Posted Jul 3rd 2007 10:40AM by Dinesh D'Souza
Filed under: Political Correctness, History

On the eve of America's independence day, I'd like to dispel a politically correct myth about the American founders: that they regarded blacks as three-fifths of human beings. Even so eminent an historian as John Hope Franklin charged the American founders with "degrading the human spirit by equating five black men with three white men."

As I show in my book What's So Great About America, the origins of the clause are to be found in the debate between the northern states and the southern states over the issue of political representation. The South wanted to count blacks as whole persons, in order to increase its political power. The North wanted blacks to count for nothing--not for the purpose of rejecting their humanity, but in order to preserve and strengthen the anti-slavery majority in Congress.

It was an anti-slavery northerner, James Wilson of Pennsylvania, who proposed the three-fifths compromise. The effect was to limit the South's political representation and its ability to protect the institution of slavery.
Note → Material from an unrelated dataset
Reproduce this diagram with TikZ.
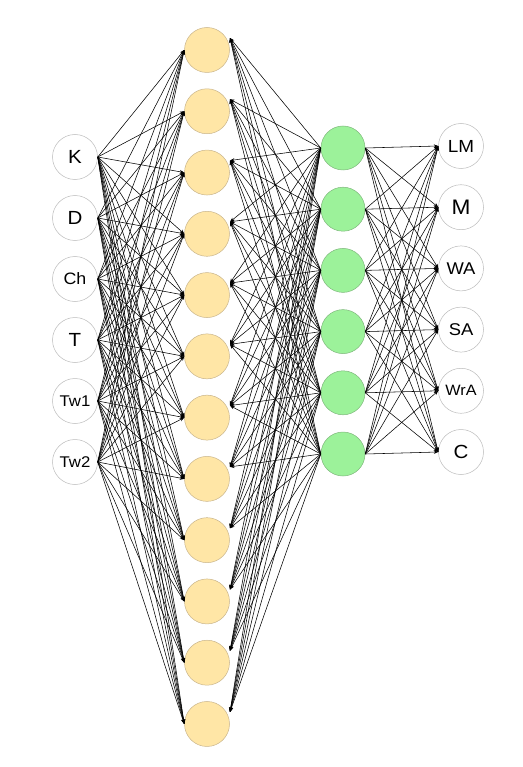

The great black abolitionist Frederick Douglass understood this. He called the three-fifths clause "a downright disability laid upon the slaveholding states" which deprived them of "two-fifths of their natural basis of representation."

So a provision of the Constitution that was anti-slavery and pro-black in intent as well as in effect is today cited to prove that the American founders championed the cause of racist oppression. Isn't it time to set the record straight and teach our children what really happened? As Jeane Kirkpatrick once put it, "We Americans must learn to face the truth about ourselves, no matter how pleasant it is."